Dimezzare la dose dei vaccini Covid potrebbe ridurre il rischio di trombosi
Una soluzione ai rari casi di trombosi dopo la vaccinazione anti-Covid potrebbe essere quella di dimezzare la dose somministrata. A chiedere di testare una diversa posologia sono i ricercatori tedeschi che per primi hanno descritto la possibile reazione immunitaria che causa i coaguli nel sangue dopo l’inoculazione del vaccino di Astrazeneca. Questo stesso vaccino, nello studio clinico di fase 3, è stato somministrato per errore in minore quantità ad alcuni volontari e, evidenziano gli studiosi, un dosaggio inferiore a quello standard ha generalmente mostrato meno effetti collaterali. “Forse – sostengono su Science – una dose più bassa ha meno probabilità di scatenare il tipo di forte infiammazione che aumenta anche gli anticorpi PF4”.
Il team di ricerca, guidato dall’esperto di coagulazione Andreas Greinacher dell’Università di Greifswald, ha recentemente pubblicato sul New England Journal of Medicine una serie di case report in cui si sono osservati eventi trombotici associati a un basso numero di piastrine dopo l’inoculazione della prima dose di Astrazeneca.
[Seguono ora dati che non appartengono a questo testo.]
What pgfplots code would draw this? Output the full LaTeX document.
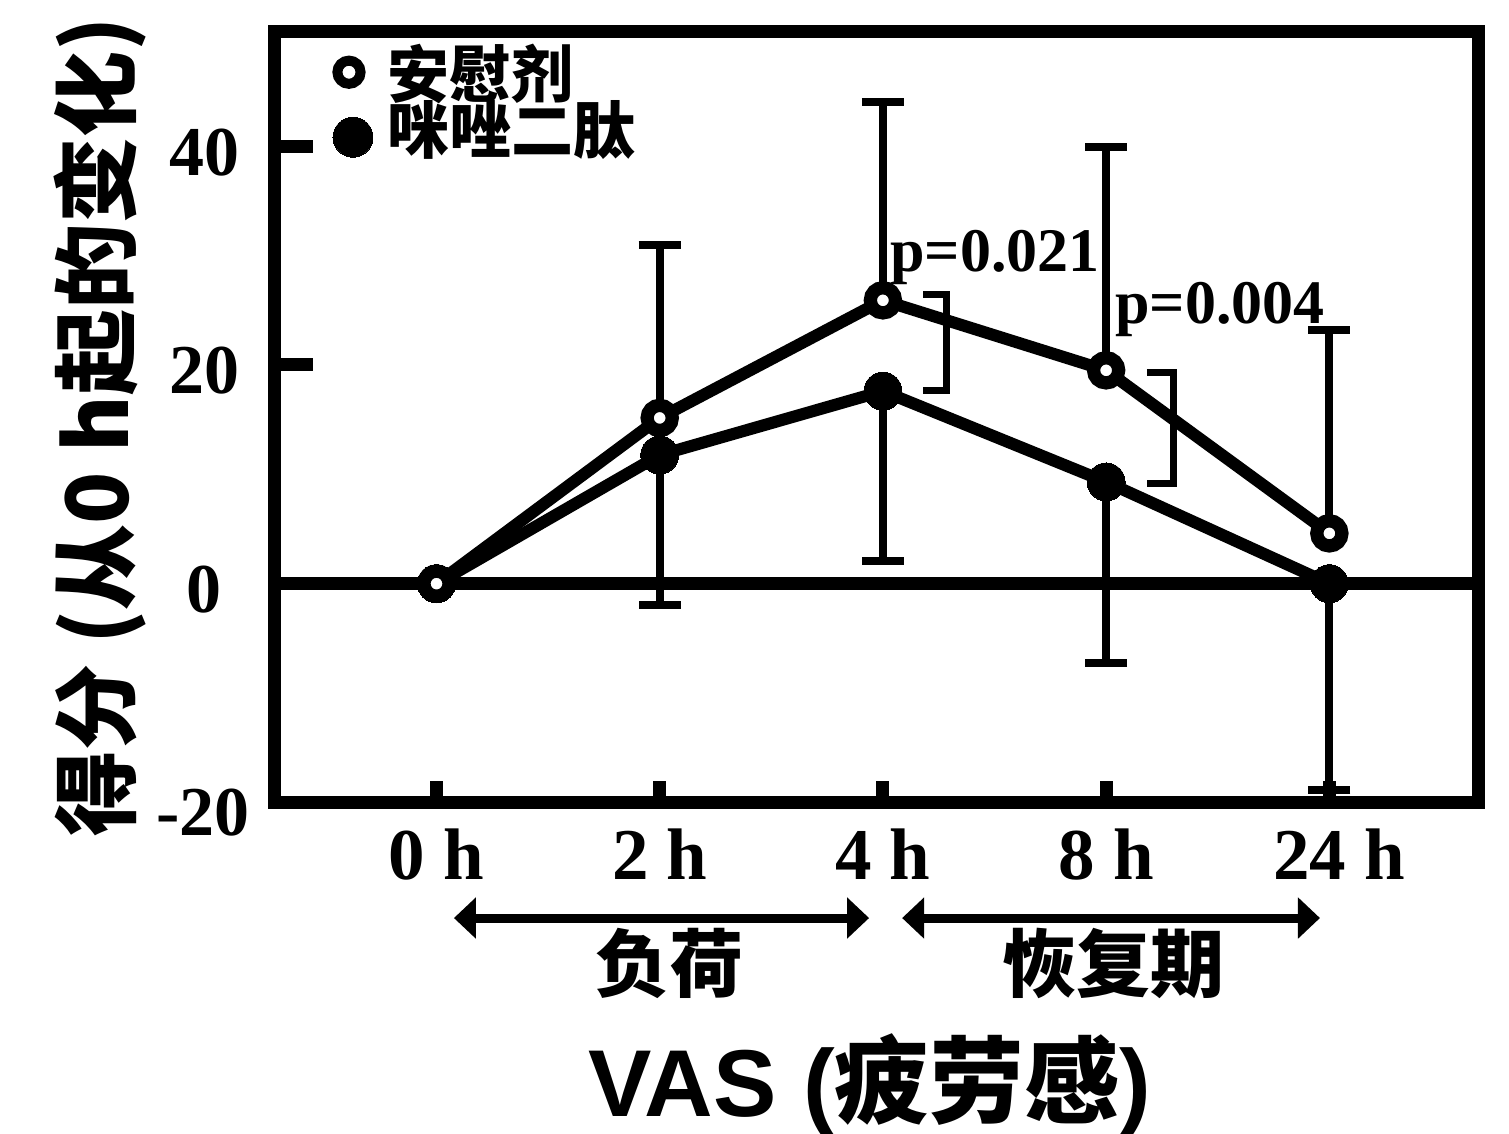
\documentclass[border=0pt]{standalone}
\usepackage{fontspec}
\setmainfont{Liberation Serif}
\newfontfamily\cjk{Noto Sans CJK SC}
\newfontfamily\arial{Liberation Sans}
\usepackage{pgfplots}
\usepackage{pgfplotstable}
\pgfplotsset{compat=1.18}
\usetikzlibrary{arrows.meta}

% x: 0=0 h, 1=2 h, 2=4 h, 3=8 h, 4=24 h
\pgfplotstableread{
x y err
0 0    0
1 15.15 15.8
2 25.9 18.1
3 19.5 20.4
4 4.6  18.6
}\placebo
\pgfplotstableread{
x y err
0 0    0
1 11.76 13.7
2 17.6 15.5
3 9.3  16.55
4 0    18.9
}\imidazole

\begin{document}
\begin{tikzpicture}
\path[use as bounding box] (0,0) rectangle (754.5pt,567pt);
\begin{axis}[
  at={(137pt,165.75pt)}, anchor=south west,
  scale only axis, width=602pt, height=385.5pt,
  xmin=-0.728, xmax=4.666, ymin=-20, ymax=50.47,
  clip=false,
  axis line style={line width=6.5pt, line join=miter},
  tick align=inside,
  xtick pos=bottom, ytick pos=left,
  xtick={0,1,2,3,4}, xticklabels={0 h,2 h,4 h,8 h,\hspace{10pt}24 h},
  ytick={-20,0,20,40}, yticklabels={\raisebox{-2pt}{-20}\kern-5pt\relax,0\kern9pt\relax,20,40},
  tick style={line width=6.5pt, black},
  xtick style={/pgfplots/major tick length=10.5pt},
  ytick style={/pgfplots/major tick length=19.5pt},
  /pgf/number format/assume math mode=true,
  ticklabel style={font=\bfseries\fontsize{35}{35}\selectfont, inner sep=0pt},
  xticklabel style={anchor=base, yshift=-38.75pt, font=\bfseries\fontsize{36.5}{36.5}\selectfont},
  yticklabel style={anchor=base east, xshift=-17pt, yshift=-14.5pt},
  ylabel={得分 (从0 h起的变化)},
  ylabel style={font=\cjk\bfseries\fontsize{43}{43}\selectfont, at={(axis description cs:-0.1445,0.487)}, anchor=center},
  xlabel={{\arial VAS (}{\cjk 疲劳感}{\arial )}},
  xlabel style={font=\bfseries\fontsize{47.5}{47.5}\selectfont, at={(axis description cs:0.495,-0.366)}, anchor=center},
  legend cell align=left,
  legend style={at={(axis description cs:0.049,0.977)}, anchor=north west,
    draw=none, fill=none, inner sep=0pt, outer sep=0pt,
    column sep=7.5pt, row sep=0pt,
    nodes={inner sep=0pt, text height=24pt, text depth=4pt},
    font=\cjk\bfseries\fontsize{31}{31}\selectfont},
]
% zero line
\addplot[forget plot, black, line width=6.5pt] coordinates {(-0.728,0) (4.666,0)};
% error bars
\addplot[forget plot, only marks, mark=none, restrict x to domain=1:4,
  error bars/.cd, y dir=plus, y explicit,
  error bar style={line width=4pt, black},
  error mark options={rotate=90, mark size=10.5pt, line width=4pt, black}]
  table[x=x, y=y, y error=err] {\placebo};
\addplot[forget plot, only marks, mark=none, restrict x to domain=1:4,
  error bars/.cd, y dir=minus, y explicit,
  error bar style={line width=4pt, black},
  error mark options={rotate=90, mark size=10.5pt, line width=4pt, black}]
  table[x=x, y=y, y error=err] {\imidazole};
% series
\addplot[forget plot, black, line width=6pt, mark=*, mark size=9.5pt,
  mark options={fill=black, line width=0pt}]
  table[x=x, y=y] {\imidazole};
\addplot[forget plot, black, line width=6pt, mark=*, mark size=6.3pt,
  mark options={fill=white, draw=black, line width=6.6pt}]
  table[x=x, y=y] {\placebo};
% legend
\addlegendimage{legend image code/.code={\draw[mark=*, mark size=5.8pt, mark options={fill=white, draw=black, line width=5pt}, xshift=-2pt, yshift=2.5pt] plot coordinates {(0pt,0pt)};}}
\addlegendentry{安慰剂}
\addlegendimage{legend image code/.code={\draw[mark=*, mark size=10pt, mark options={fill=black, draw=black, line width=0pt}, yshift=-2pt] plot coordinates {(0pt,0pt)};}}
\addlegendentry{咪唑二肽}
% significance brackets
\draw[line width=3.5pt, line join=miter] (axis cs:2.18,26.4) -| (axis cs:2.287,17.7) -- (axis cs:2.18,17.7);
\draw[line width=3.5pt, line join=miter] (axis cs:3.183,19.26) -| (axis cs:3.30,9.2) -- (axis cs:3.183,9.2);
\node[anchor=base, inner sep=0pt, font=\bfseries\fontsize{31}{31}\selectfont] at (axis cs:2.502,28.5) {p=0.021};
\node[anchor=base, inner sep=0pt, font=\bfseries\fontsize{31}{31}\selectfont] at (axis cs:3.51,23.8) {p=0.004};
% phases
\draw[line width=4.5pt, {Triangle[length=11pt,width=20pt]}-{Triangle[length=11pt,width=20pt]}] (axis cs:0.078,-30.56) -- (axis cs:1.938,-30.56);
\draw[line width=4.5pt, {Triangle[length=11pt,width=20pt]}-{Triangle[length=11pt,width=20pt]}] (axis cs:2.086,-30.56) -- (axis cs:3.958,-30.56);
\node[font=\cjk\bfseries\fontsize{37}{37}\selectfont, inner sep=0pt] at (axis cs:1.042,-34.7) {负荷};
\node[font=\cjk\bfseries\fontsize{37}{37}\selectfont, inner sep=0pt] at (axis cs:3.031,-34.7) {恢复期};
\end{axis}
\end{tikzpicture}
\end{document}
Nel loro articolo, ipotizzano che l’adenovirus utilizzato come veicolo del materiale genetico per produrre la proteina Spike nel virus nelle cellule, possa rompersi, liberando il DNA. Come l’eparina, un farmaco per cui è nota una rara reazione (trombocitopenia indotta da eparina) in cui il sistema immunitario produce anticorpi contro un complesso formato da eparina e una proteina chiamata fattore piastrinico 4 (PF4), anche il DNA che potrebbe formare un complesso multimolecolare con PF4, inducendo la produzione di anticorpi in grado di legarsi selettivamente a PF4. Questo legame attiva le piastrine che, a loro volta, iniziano a legarsi tra loro, formando pericolosi coaguli nel sangue. “La reazione immunitaria al DNA extracellulare – ha osservato Greinancher – fa parte di un’antica difesa immunitaria innescata da gravi infezioni o lesioni, e lo stesso DNA libero può segnalare al corpo di aumentare la coagulazione nel sangue”.
La comprensione del meccanismo che porta a queste reazioni di coagulazione è fondamentale per capire se altri vaccini anti-Covid basati su adenovirus, come quello prodotto da Johnson & Johnson (attualmente sospeso dalla Food and Drug Administration (FDA) negli Stati Uniti per la segnalazione di sei eventi tromboembolici con ripercussioni sull’impiego anche in Europa) possano determinare episodi analoghi. Almeno altri due vaccini già approvati in altri Paesi impiegano adenovirus come vettore virale, il russo Sputnik e il cinese Cansino, sebbene per entrambi non siano stati segnalati questi eventi avversi.
Secondo Greinacher e il suo collaboratore Rolf Marschalek, biologo molecolare dell’Università di Francoforte, la somministrazione di dose dimezzata, come accaduto accidentalmente nella sperimentazione clinica di Astrazeneca, può ridurre gli effetti collaterali e avere meno probabilità innescare il tipo di forte infiammazione che aumenta anche gli anticorpi contro PF4. “Inaspettatamente – ha affermato Marschalek – le persone che avevano ricevuto una dose più bassa erano leggermente più protette, forse perché alti livelli di infiammazione possono effettivamente bloccare la formazione di anticorpi”. “Parte del problema – ha aggiunto Greinancher – potrebbe essere che hanno appena overdose” al vaccino.
Ad ogni modo, il fatto che gli effetti collaterali più comuni siano meno frequenti in seguito alla somministrazione di mezza dose non implica che questo accada con gli eventi avversi molto rari, avvertono gli scienziati. Ma se l’intuizione si rivelerà corretta, quello che è sembrava un colpo terribile per una delle armi più importanti contro la pandemia potrebbe essere una buona notizia sotto mentite spoglie: ciascuna dose standard potrebbe permettere di vaccinare il doppio delle persone, con meno effetti collaterali.